● **SHORT TASK**
Make an exact copy of the lines below.

● **DATA EXTRACT**

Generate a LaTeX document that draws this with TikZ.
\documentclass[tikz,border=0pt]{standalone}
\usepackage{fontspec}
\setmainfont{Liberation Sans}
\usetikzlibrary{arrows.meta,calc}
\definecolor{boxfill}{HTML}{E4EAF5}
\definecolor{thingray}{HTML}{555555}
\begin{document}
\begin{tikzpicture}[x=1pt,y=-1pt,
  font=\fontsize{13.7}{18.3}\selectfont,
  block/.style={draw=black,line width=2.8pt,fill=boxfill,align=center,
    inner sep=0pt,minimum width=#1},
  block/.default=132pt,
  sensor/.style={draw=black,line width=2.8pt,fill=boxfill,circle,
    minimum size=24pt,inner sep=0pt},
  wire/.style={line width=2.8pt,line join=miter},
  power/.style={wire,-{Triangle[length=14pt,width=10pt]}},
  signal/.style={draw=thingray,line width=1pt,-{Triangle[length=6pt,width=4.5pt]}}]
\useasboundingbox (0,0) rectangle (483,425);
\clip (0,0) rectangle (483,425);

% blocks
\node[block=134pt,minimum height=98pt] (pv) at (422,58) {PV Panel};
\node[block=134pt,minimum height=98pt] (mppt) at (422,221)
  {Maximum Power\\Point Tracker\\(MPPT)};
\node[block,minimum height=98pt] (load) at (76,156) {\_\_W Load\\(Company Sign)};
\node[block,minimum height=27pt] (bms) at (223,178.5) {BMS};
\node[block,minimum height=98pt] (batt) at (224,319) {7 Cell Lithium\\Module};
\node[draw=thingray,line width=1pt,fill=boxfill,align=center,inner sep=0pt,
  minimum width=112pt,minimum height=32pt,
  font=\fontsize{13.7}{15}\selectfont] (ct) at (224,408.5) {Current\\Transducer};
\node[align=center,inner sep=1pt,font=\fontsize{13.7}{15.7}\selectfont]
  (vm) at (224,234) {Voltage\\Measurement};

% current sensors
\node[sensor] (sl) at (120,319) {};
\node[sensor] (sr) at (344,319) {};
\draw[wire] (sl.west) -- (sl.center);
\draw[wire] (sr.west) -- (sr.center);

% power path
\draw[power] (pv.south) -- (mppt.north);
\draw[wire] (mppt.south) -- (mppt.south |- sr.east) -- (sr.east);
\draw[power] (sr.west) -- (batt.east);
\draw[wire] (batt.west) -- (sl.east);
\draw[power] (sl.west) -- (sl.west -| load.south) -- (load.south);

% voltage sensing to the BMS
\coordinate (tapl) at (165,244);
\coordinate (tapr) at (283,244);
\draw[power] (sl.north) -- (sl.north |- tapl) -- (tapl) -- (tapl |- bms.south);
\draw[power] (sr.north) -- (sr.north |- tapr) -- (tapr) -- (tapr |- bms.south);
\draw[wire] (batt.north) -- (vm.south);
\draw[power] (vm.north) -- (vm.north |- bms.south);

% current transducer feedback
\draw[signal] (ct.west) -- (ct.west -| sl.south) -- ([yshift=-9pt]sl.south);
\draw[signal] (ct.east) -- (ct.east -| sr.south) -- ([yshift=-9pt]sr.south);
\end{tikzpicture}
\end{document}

● **FULL OUTPUT**
Generate a LaTeX document that draws this with TikZ.
\documentclass[tikz,border=0pt]{standalone}
\usepackage{fontspec}
\setmainfont{Liberation Sans}
\usetikzlibrary{arrows.meta,calc}
\definecolor{boxfill}{HTML}{E4EAF5}
\definecolor{thingray}{HTML}{555555}
\begin{document}
\begin{tikzpicture}[x=1pt,y=-1pt,
  font=\fontsize{13.7}{18.3}\selectfont,
  block/.style={draw=black,line width=2.8pt,fill=boxfill,align=center,
    inner sep=0pt,minimum width=#1},
  block/.default=132pt,
  sensor/.style={draw=black,line width=2.8pt,fill=boxfill,circle,
    minimum size=24pt,inner sep=0pt},
  wire/.style={line width=2.8pt,line join=miter},
  power/.style={wire,-{Triangle[length=14pt,width=10pt]}},
  signal/.style={draw=thingray,line width=1pt,-{Triangle[length=6pt,width=4.5pt]}}]
\useasboundingbox (0,0) rectangle (483,425);
\clip (0,0) rectangle (483,425);

% blocks
\node[block=134pt,minimum height=98pt] (pv) at (422,58) {PV Panel};
\node[block=134pt,minimum height=98pt] (mppt) at (422,221)
  {Maximum Power\\Point Tracker\\(MPPT)};
\node[block,minimum height=98pt] (load) at (76,156) {\_\_W Load\\(Company Sign)};
\node[block,minimum height=27pt] (bms) at (223,178.5) {BMS};
\node[block,minimum height=98pt] (batt) at (224,319) {7 Cell Lithium\\Module};
\node[draw=thingray,line width=1pt,fill=boxfill,align=center,inner sep=0pt,
  minimum width=112pt,minimum height=32pt,
  font=\fontsize{13.7}{15}\selectfont] (ct) at (224,408.5) {Current\\Transducer};
\node[align=center,inner sep=1pt,font=\fontsize{13.7}{15.7}\selectfont]
  (vm) at (224,234) {Voltage\\Measurement};

% current sensors
\node[sensor] (sl) at (120,319) {};
\node[sensor] (sr) at (344,319) {};
\draw[wire] (sl.west) -- (sl.center);
\draw[wire] (sr.west) -- (sr.center);

% power path
\draw[power] (pv.south) -- (mppt.north);
\draw[wire] (mppt.south) -- (mppt.south |- sr.east) -- (sr.east);
\draw[power] (sr.west) -- (batt.east);
\draw[wire] (batt.west) -- (sl.east);
\draw[power] (sl.west) -- (sl.west -| load.south) -- (load.south);

% voltage sensing to the BMS
\coordinate (tapl) at (165,244);
\coordinate (tapr) at (283,244);
\draw[power] (sl.north) -- (sl.north |- tapl) -- (tapl) -- (tapl |- bms.south);
\draw[power] (sr.north) -- (sr.north |- tapr) -- (tapr) -- (tapr |- bms.south);
\draw[wire] (batt.north) -- (vm.south);
\draw[power] (vm.north) -- (vm.north |- bms.south);

% current transducer feedback
\draw[signal] (ct.west) -- (ct.west -| sl.south) -- ([yshift=-9pt]sl.south);
\draw[signal] (ct.east) -- (ct.east -| sr.south) -- ([yshift=-9pt]sr.south);
\end{tikzpicture}
\end{document}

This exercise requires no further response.